The DM and the rules often call for an ability check when a creature attempts something other than an attack that has a chance of meaningful failure. When the outcome is uncertain and narratively interesting, the dice determine the result.​
For the purposes of this exercise, yes, that would be an automatic "yes." The whole point, after all, is to think about how this would impact the game. The GM says yes, but still has to make it coherent. The consequences of "always yes" are the interesting part.
Now that we have the current rule as written, I'll ask again: when would you call for a roll outside combat playing like this? I'm assuming your intention is not to say that none of the actions proposed by players have narratively interesting outcomes and all of the outcomes are certain, but that's kind of the end result.
 

I feel like you are all over the place on this. Early on I thought you shot down the notion that this was anything like auto success. That the DM wouldn’t say yes to the kings stable master giving away the finest horses. It was more of a ‘yes you can try that, how do you try it’, situation.

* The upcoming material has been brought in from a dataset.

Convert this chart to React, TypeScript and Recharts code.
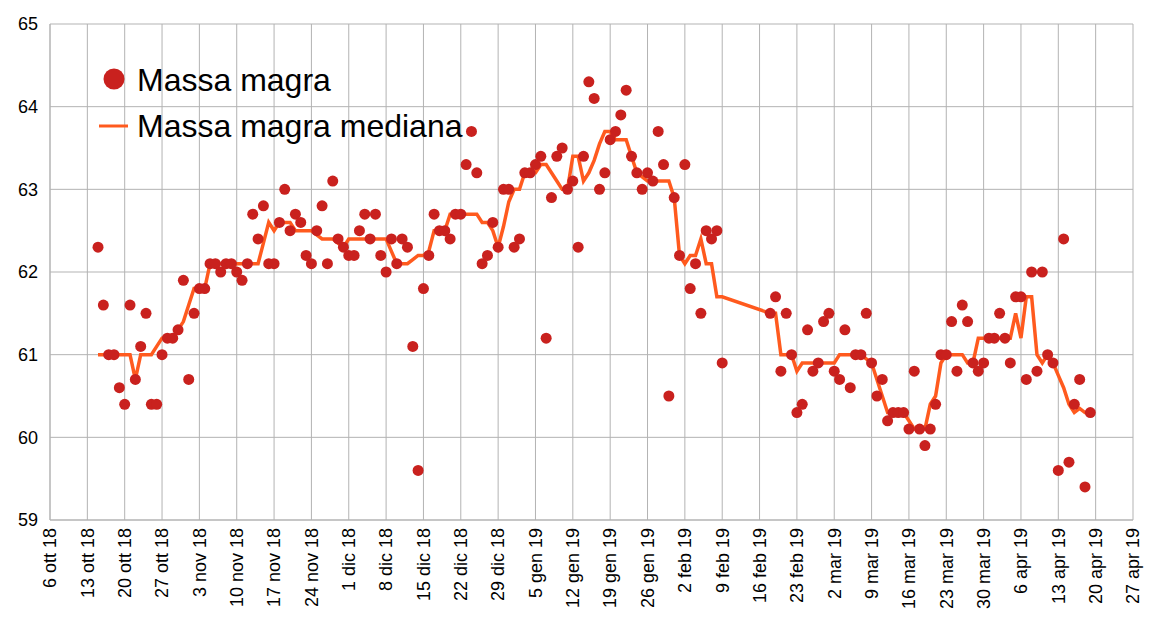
import React from "react";
import {
  ComposedChart,
  Line,
  Scatter,
  XAxis,
  YAxis,
  CartesianGrid,
  Legend,
} from "recharts";

// day 0 of the x axis = 6 ott 18
const AXIS_START = Date.UTC(2018, 9, 6);
const DAY = 86400000;

const tickLabels = [
  "6 ott 18", "13 ott 18", "20 ott 18", "27 ott 18", "3 nov 18", "10 nov 18",
  "17 nov 18", "24 nov 18", "1 dic 18", "8 dic 18", "15 dic 18", "22 dic 18",
  "29 dic 18", "5 gen 19", "12 gen 19", "19 gen 19", "26 gen 19", "2 feb 19",
  "9 feb 19", "16 feb 19", "23 feb 19", "2 mar 19", "9 mar 19", "16 mar 19",
  "23 mar 19", "30 mar 19", "6 apr 19", "13 apr 19", "20 apr 19", "27 apr 19",
];
const yTicks = [59, 60, 61, 62, 63, 64, 65];

// first run of daily readings: 15 ott 18 -> 9 feb 19
const firstStart = "2018-10-15";
const firstMass = [
  // ott
  62.3, 61.6, 61.0, 61.0, 60.6, 60.4, 61.6, 60.7, 61.1, 61.5, 60.4, 60.4, 61.0, 61.2, 61.2, 61.3, 61.9,
  // nov
  60.7, 61.5, 61.8, 61.8, 62.1, 62.1, 62.0, 62.1, 62.1, 62.0, 61.9, 62.1, 62.7, 62.4, 62.8,
  62.1, 62.1, 62.6, 63.0, 62.5, 62.7, 62.6, 62.2, 62.1, 62.5, 62.8, 62.1, 63.1, 62.4, 62.3,
  // dic
  62.2, 62.2, 62.5, 62.7, 62.4, 62.7, 62.2, 62.0, 62.4, 62.1, 62.4, 62.3, 61.1, 59.6, 61.8,
  62.2, 62.7, 62.5, 62.5, 62.4, 62.7, 62.7, 63.3, 63.7, 63.2, 62.1, 62.2, 62.6, 62.3, 63.0, 63.0,
  // gen
  62.3, 62.4, 63.2, 63.2, 63.3, 63.4, 61.2, 62.9, 63.4, 63.5, 63.0, 63.1, 62.3, 63.4, 64.3,
  64.1, 63.0, 63.2, 63.6, 63.7, 63.9, 64.2, 63.4, 63.2, 63.0, 63.2, 63.1, 63.7, 63.3, 60.5, 62.9,
  // feb
  62.2, 63.3, 61.8, 62.1, 61.5, 62.5, 62.4, 62.5, 60.9,
];
const firstMedian = [
  // ott
  61.0, 61.0, 61.0, 61.0, 61.0, 61.0, 61.0, 60.7, 61.0, 61.0, 61.0, 61.1, 61.2, 61.2, 61.2, 61.3, 61.4,
  // nov
  61.6, 61.8, 61.8, 61.8, 62.1, 62.1, 62.1, 62.1, 62.1, 62.1, 62.1, 62.1, 62.1, 62.1, 62.35,
  62.6, 62.5, 62.6, 62.6, 62.6, 62.5, 62.5, 62.5, 62.5, 62.45, 62.4, 62.4, 62.4, 62.35, 62.3,
  // dic
  62.4, 62.4, 62.4, 62.4, 62.4, 62.4, 62.4, 62.4, 62.25, 62.1, 62.1, 62.1, 62.15, 62.2, 62.2,
  62.25, 62.5, 62.5, 62.5, 62.7, 62.7, 62.7, 62.7, 62.7, 62.7, 62.6, 62.6, 62.5, 62.3, 62.55, 62.85,
  // gen
  63.0, 63.0, 63.2, 63.2, 63.2, 63.3, 63.3, 63.2, 63.1, 63.0, 63.0, 63.4, 63.4, 63.1, 63.2,
  63.35, 63.55, 63.7, 63.7, 63.6, 63.6, 63.6, 63.4, 63.2, 63.15, 63.1, 63.1, 63.1, 63.1, 63.1, 62.9,
  // feb
  62.2, 62.1, 62.2, 62.2, 62.4, 62.1, 62.1, 61.7, 61.7,
];

// second run: 18 feb 19 -> 19 apr 19
const secondStart = "2019-02-18";
const secondMass = [
  // feb
  61.5, 61.7, 60.8, 61.5, 61.0, 60.3, 60.4, 61.3, 60.8, 60.9, 61.4,
  // mar
  61.5, 60.8, 60.7, 61.3, 60.6, 61.0, 61.0, 61.5, 60.9, 60.5, 60.7, 60.2, 60.3, 60.3, 60.3,
  60.1, 60.8, 60.1, 59.9, 60.1, 60.4, 61.0, 61.0, 61.4, 60.8, 61.6, 61.4, 60.9, 60.8, 60.9, 61.2,
  // apr
  61.2, 61.5, 61.2, 60.9, 61.7, 61.7, 60.7, 62.0, 60.8, 62.0, 61.0, 60.9, 59.6, 62.4, 59.7,
  60.4, 60.7, 59.4, 60.3,
];
const secondMedian = [
  // feb
  61.5, 61.5, 61.0, 61.0, 61.0, 60.8, 60.9, 60.9, 60.9, 60.9, 60.9,
  // mar
  60.9, 60.9, 61.0, 61.0, 61.0, 61.0, 61.0, 60.95, 60.9, 60.7, 60.5, 60.3, 60.3, 60.3, 60.3,
  60.2, 60.1, 60.1, 60.1, 60.4, 60.5, 60.9, 61.0, 61.0, 61.0, 61.0, 60.9, 60.9, 61.2, 61.2, 61.2,
  // apr
  61.2, 61.2, 61.2, 61.2, 61.5, 61.2, 61.7, 61.7, 61.0, 60.9, 61.0, 60.9, 60.75, 60.6, 60.4,
  60.3, 60.35, 60.3, 60.3,
];

const RED = "#c9211e";
const ORANGE = "#ff5a1e";
const GRID = "#b3b3b3";
const FONT = "'Liberation Sans', Arial, sans-serif";

function toRows(start: string, mass: number[], median: number[]) {
  const first = Math.round((Date.parse(start + "T00:00:00Z") - AXIS_START) / DAY);
  return mass.map((m, i) => ({ day: first + i, mass: m, median: median[i] }));
}

const data = [
  ...toRows(firstStart, firstMass, firstMedian),
  ...toRows(secondStart, secondMass, secondMedian),
];
const xTicks = tickLabels.map((_, i) => i * 7);

const XTick = (props: any) => {
  const { x, y, payload } = props;
  return (
    <g transform={`translate(${x},${y})`}>
      <text
        transform="rotate(-90)"
        textAnchor="end"
        dy="0.35em"
        fontSize={18}
        fontFamily={FONT}
        fill="#000"
      >
        {tickLabels[Math.round(payload.value / 7)]}
      </text>
    </g>
  );
};

const YTick = (props: any) => {
  const { x, y, payload } = props;
  return (
    <text x={x} y={y} dy="0.35em" textAnchor="end" fontSize={18} fontFamily={FONT} fill="#000">
      {payload.value}
    </text>
  );
};

const Dot = (props: any) => <circle cx={props.cx} cy={props.cy} r={5.5} fill={RED} />;

const LegendBox = () => (
  <svg width={400} height={100} style={{ display: "block" }}>
    <circle cx={19} cy={25} r={10.5} fill={RED} />
    <text x={42} y={37} fontSize={32} fontFamily={FONT} fill="#000">
      Massa magra
    </text>
    <line x1={4} y1={72} x2={33} y2={72} stroke={ORANGE} strokeWidth={3} />
    <text x={42} y={83} fontSize={32} fontFamily={FONT} fill="#000">
      Massa magra mediana
    </text>
  </svg>
);

export default function App() {
  return (
    <div style={{ position: "absolute", left: 0, top: 0 }}>
      <ComposedChart
        width={1149}
        height={622}
        data={data}
        margin={{ top: 24, right: 16, bottom: 8, left: 0 }}
      >
        <CartesianGrid stroke={GRID} />
        <XAxis
          type="number"
          dataKey="day"
          domain={[0, 203]}
          ticks={xTicks}
          interval={0}
          height={94}
          tickLine={false}
          tickSize={0}
          tickMargin={8}
          axisLine={{ stroke: GRID }}
          tick={<XTick />}
        />
        <YAxis
          type="number"
          domain={[59, 65]}
          ticks={yTicks}
          interval={0}
          width={50}
          tickLine={false}
          tickSize={0}
          tickMargin={12}
          axisLine={{ stroke: GRID }}
          tick={<YTick />}
        />
        <Legend
          layout="vertical"
          align="center"
          verticalAlign="middle"
          wrapperStyle={{ left: 95, top: 54, width: 400 }}
          content={<LegendBox />}
        />
        <Line
          dataKey="median"
          stroke={ORANGE}
          strokeWidth={3.5}
          dot={false}
          activeDot={false}
          isAnimationActive={false}
        />
        <Scatter dataKey="mass" fill={RED} shape={<Dot />} isAnimationActive={false} />
      </ComposedChart>
    </div>
  );
}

Now we are back to essentially granting auto success. I’m a bit frustrated at all the changes without any acknowledgment of them.
I think you may be conflating some other posts with mine. I originally started out with the idea that there was essentially ONLY auto success, but then relatively quickly decided it made more sense to maintain the integrity of the game system in question when necessary. That was the difference between things the players ask of the GM, versus of the rules.

I did focus my thoughts more on D&D than I originally intended, in order to give more consistent answers to some questions posed to me. And I have changed my mind on a couple thing throughout this discussion. That's the whole point of having a discussion, isn't it?

I feel like you are expecting me to plant a flag and defend a position, as if this were a debate. This isn't that,at least not from my perspective, and never was.